Each member’s rear window is adorned with a Maltese Cross, crafted from an old license plate and lettered with “Punk Rods.” The group’s most visible vehicle in Lawrence — a black hearse with flames engulfing the beastly hood — belongs to Daugherty, owner of Big Daddy Cadillac’s tattoo parlor.

“Just like punk rock music … you drive a car that popular American culture is going to turn their nose up at,” Daugherty said. “Anybody wearing Abercrombie, Old Navy or anything like that … doesn’t get in the club, period. Same thing if they drive up in some Honda Civic with a trash-can exhaust that sounds like a fat woman farting in a bathtub.”

With his 1975 hearse, Daugherty boasts the club’s newest car. Most of the punk rods date back to before 1950, and as long as they’re running, the cars’ owners don’t put too much weight in keeping them immaculately clean.

“We’re not worried about polishing the fenders — we want to get out there and run ’em and have fun with ’em,” Daugherty said. “People who’ve got these $150,000 trailer-queen hot rods like you see in a lot of the magazines; they don’t drive these things … It’s sculpture, it’s not really a car.”

With a 500-cubic-inch engine (translation: 8.7 liters), Daugherty’s hearse could qualify as a “sleeper” car on the race track: not too threatening at first glance but a beast underneath the hood. Though he street-raced in his younger years, Daugherty swore it off when he got tired of paying speeding tickets and high insurance bills.

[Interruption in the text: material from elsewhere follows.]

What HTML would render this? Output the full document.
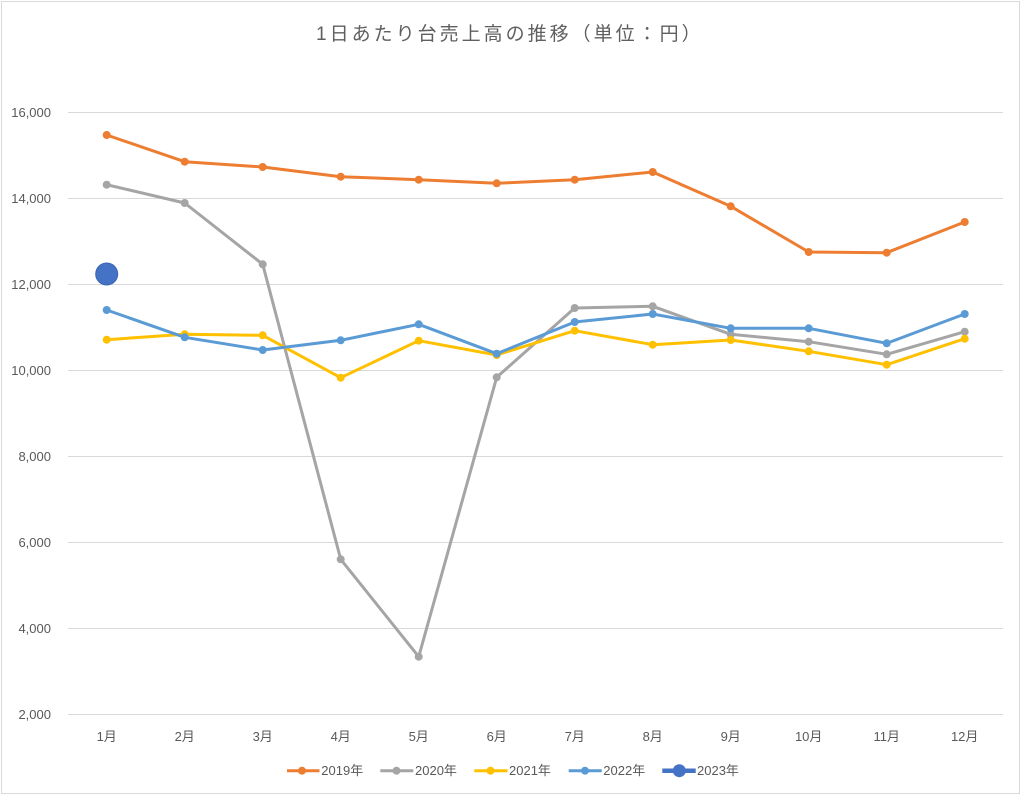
<!DOCTYPE html>
<html>
<head>
<meta charset="utf-8">
<style>
  html,body{margin:0;padding:0;background:#fff;}
  body{width:1024px;height:797px;overflow:hidden;}
  svg{display:block;}
  text{font-family:"Liberation Sans","Noto Sans CJK JP",sans-serif;fill:#595959;}
</style>
</head>
<body>
<svg width="1024" height="797" viewBox="0 0 1024 797" xmlns="http://www.w3.org/2000/svg">
  <rect x="0" y="0" width="1024" height="797" fill="#fff"/>
  <rect x="1.5" y="1.5" width="1018" height="792" fill="#fff" stroke="#d9d9d9" stroke-width="1"/>

  <!-- title -->
  <text x="316" y="40" font-size="19" letter-spacing="3" style="fill:#5f5f5f">1日あたり台売上高の推移（単位：円）</text>

  <!-- gridlines -->
  <g stroke="#d9d9d9" stroke-width="1">
    <line x1="68" y1="112.5" x2="1003" y2="112.5"/>
    <line x1="68" y1="198.5" x2="1003" y2="198.5"/>
    <line x1="68" y1="284.5" x2="1003" y2="284.5"/>
    <line x1="68" y1="370.5" x2="1003" y2="370.5"/>
    <line x1="68" y1="456.5" x2="1003" y2="456.5"/>
    <line x1="68" y1="542.5" x2="1003" y2="542.5"/>
    <line x1="68" y1="628.5" x2="1003" y2="628.5"/>
    <line x1="68" y1="714.5" x2="1003" y2="714.5"/>
  </g>

  <!-- y labels -->
  <g font-size="13" text-anchor="end">
    <text x="51" y="117">16,000</text>
    <text x="51" y="203">14,000</text>
    <text x="51" y="289">12,000</text>
    <text x="51" y="375">10,000</text>
    <text x="51" y="461">8,000</text>
    <text x="51" y="547">6,000</text>
    <text x="51" y="633">4,000</text>
    <text x="51" y="719">2,000</text>
  </g>

  <!-- x labels -->
  <g font-size="13" text-anchor="middle">
    <text x="106.7" y="741">1月</text>
    <text x="184.7" y="741">2月</text>
    <text x="262.7" y="741">3月</text>
    <text x="340.7" y="741">4月</text>
    <text x="418.7" y="741">5月</text>
    <text x="496.7" y="741">6月</text>
    <text x="574.7" y="741">7月</text>
    <text x="652.7" y="741">8月</text>
    <text x="730.7" y="741">9月</text>
    <text x="808.7" y="741">10月</text>
    <text x="886.7" y="741">11月</text>
    <text x="964.7" y="741">12月</text>
  </g>

  <!-- 2019 -->
  <g fill="#ED7D31">
    <polyline fill="none" stroke="#ED7D31" stroke-width="3" stroke-linejoin="round"
      points="106.7,135 184.7,161.7 262.7,167 340.7,176.7 418.7,179.7 496.7,183.3 574.7,179.7 652.7,172 730.7,206.3 808.7,252 886.7,252.7 964.7,222"/>
    <circle cx="106.7" cy="135" r="4"/><circle cx="184.7" cy="161.7" r="4"/><circle cx="262.7" cy="167" r="4"/>
    <circle cx="340.7" cy="176.7" r="4"/><circle cx="418.7" cy="179.7" r="4"/><circle cx="496.7" cy="183.3" r="4"/>
    <circle cx="574.7" cy="179.7" r="4"/><circle cx="652.7" cy="172" r="4"/><circle cx="730.7" cy="206.3" r="4"/>
    <circle cx="808.7" cy="252" r="4"/><circle cx="886.7" cy="252.7" r="4"/><circle cx="964.7" cy="222" r="4"/>
  </g>

  <!-- 2020 -->
  <g fill="#A5A5A5">
    <polyline fill="none" stroke="#A5A5A5" stroke-width="3" stroke-linejoin="round"
      points="106.7,184.7 184.7,203 262.7,264.3 340.7,559.3 418.7,656.7 496.7,377.3 574.7,308 652.7,306.3 730.7,334.3 808.7,341.7 886.7,354.3 964.7,331.7"/>
    <circle cx="106.7" cy="184.7" r="4"/><circle cx="184.7" cy="203" r="4"/><circle cx="262.7" cy="264.3" r="4"/>
    <circle cx="340.7" cy="559.3" r="4"/><circle cx="418.7" cy="656.7" r="4"/><circle cx="496.7" cy="377.3" r="4"/>
    <circle cx="574.7" cy="308" r="4"/><circle cx="652.7" cy="306.3" r="4"/><circle cx="730.7" cy="334.3" r="4"/>
    <circle cx="808.7" cy="341.7" r="4"/><circle cx="886.7" cy="354.3" r="4"/><circle cx="964.7" cy="331.7" r="4"/>
  </g>

  <!-- 2021 -->
  <g fill="#FFC000">
    <polyline fill="none" stroke="#FFC000" stroke-width="3" stroke-linejoin="round"
      points="106.7,339.7 184.7,334.3 262.7,335.3 340.7,377.7 418.7,340.7 496.7,355 574.7,330.7 652.7,344.7 730.7,340 808.7,351.3 886.7,364.7 964.7,338.7"/>
    <circle cx="106.7" cy="339.7" r="4"/><circle cx="184.7" cy="334.3" r="4"/><circle cx="262.7" cy="335.3" r="4"/>
    <circle cx="340.7" cy="377.7" r="4"/><circle cx="418.7" cy="340.7" r="4"/><circle cx="496.7" cy="355" r="4"/>
    <circle cx="574.7" cy="330.7" r="4"/><circle cx="652.7" cy="344.7" r="4"/><circle cx="730.7" cy="340" r="4"/>
    <circle cx="808.7" cy="351.3" r="4"/><circle cx="886.7" cy="364.7" r="4"/><circle cx="964.7" cy="338.7" r="4"/>
  </g>

  <!-- 2022 -->
  <g fill="#5B9BD5">
    <polyline fill="none" stroke="#5B9BD5" stroke-width="3" stroke-linejoin="round"
      points="106.7,310 184.7,337.3 262.7,350 340.7,340.3 418.7,324.3 496.7,353.7 574.7,322 652.7,314 730.7,328.3 808.7,328.3 886.7,343.3 964.7,314"/>
    <circle cx="106.7" cy="310" r="4"/><circle cx="184.7" cy="337.3" r="4"/><circle cx="262.7" cy="350" r="4"/>
    <circle cx="340.7" cy="340.3" r="4"/><circle cx="418.7" cy="324.3" r="4"/><circle cx="496.7" cy="353.7" r="4"/>
    <circle cx="574.7" cy="322" r="4"/><circle cx="652.7" cy="314" r="4"/><circle cx="730.7" cy="328.3" r="4"/>
    <circle cx="808.7" cy="328.3" r="4"/><circle cx="886.7" cy="343.3" r="4"/><circle cx="964.7" cy="314" r="4"/>
  </g>

  <!-- 2023 -->
  <circle cx="106.7" cy="274" r="11" fill="#4472C4" stroke="#3a64b4" stroke-width="1"/>

  <!-- legend -->
  <g font-size="13">
    <line x1="287" y1="770.7" x2="319.5" y2="770.7" stroke="#ED7D31" stroke-width="3"/>
    <circle cx="302" cy="770.7" r="4" fill="#ED7D31"/>
    <text x="321.3" y="775">2019年</text>

    <line x1="380.3" y1="770.7" x2="413.3" y2="770.7" stroke="#A5A5A5" stroke-width="3"/>
    <circle cx="396.5" cy="770.7" r="4" fill="#A5A5A5"/>
    <text x="415" y="775">2020年</text>

    <line x1="474.3" y1="770.7" x2="507.5" y2="770.7" stroke="#FFC000" stroke-width="3"/>
    <circle cx="490.5" cy="770.7" r="4" fill="#FFC000"/>
    <text x="509" y="775">2021年</text>

    <line x1="568.7" y1="770.7" x2="601.7" y2="770.7" stroke="#5B9BD5" stroke-width="3"/>
    <circle cx="585" cy="770.7" r="4" fill="#5B9BD5"/>
    <text x="603.3" y="775">2022年</text>

    <line x1="662.3" y1="770.7" x2="695.7" y2="770.7" stroke="#4472C4" stroke-width="4.5"/>
    <circle cx="679.3" cy="770.7" r="6.5" fill="#4472C4"/>
    <text x="697" y="775">2023年</text>
  </g>
</svg>
</body>
</html>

“I’m not about going around drag racing everybody, but I want to know the throttle is under my foot when I want it,” he said. “Once in a while, if I’m rolling down 23rd Street and somebody comes up beside me and wants to play, I’ll drop gear one, nail it, and leave them standing there. Then I’ll pull up to the next light and they’ll roll up beside and give me the goofy eyes, like, ‘What the hell just happened?’ and I’ll just putt off on down the road.”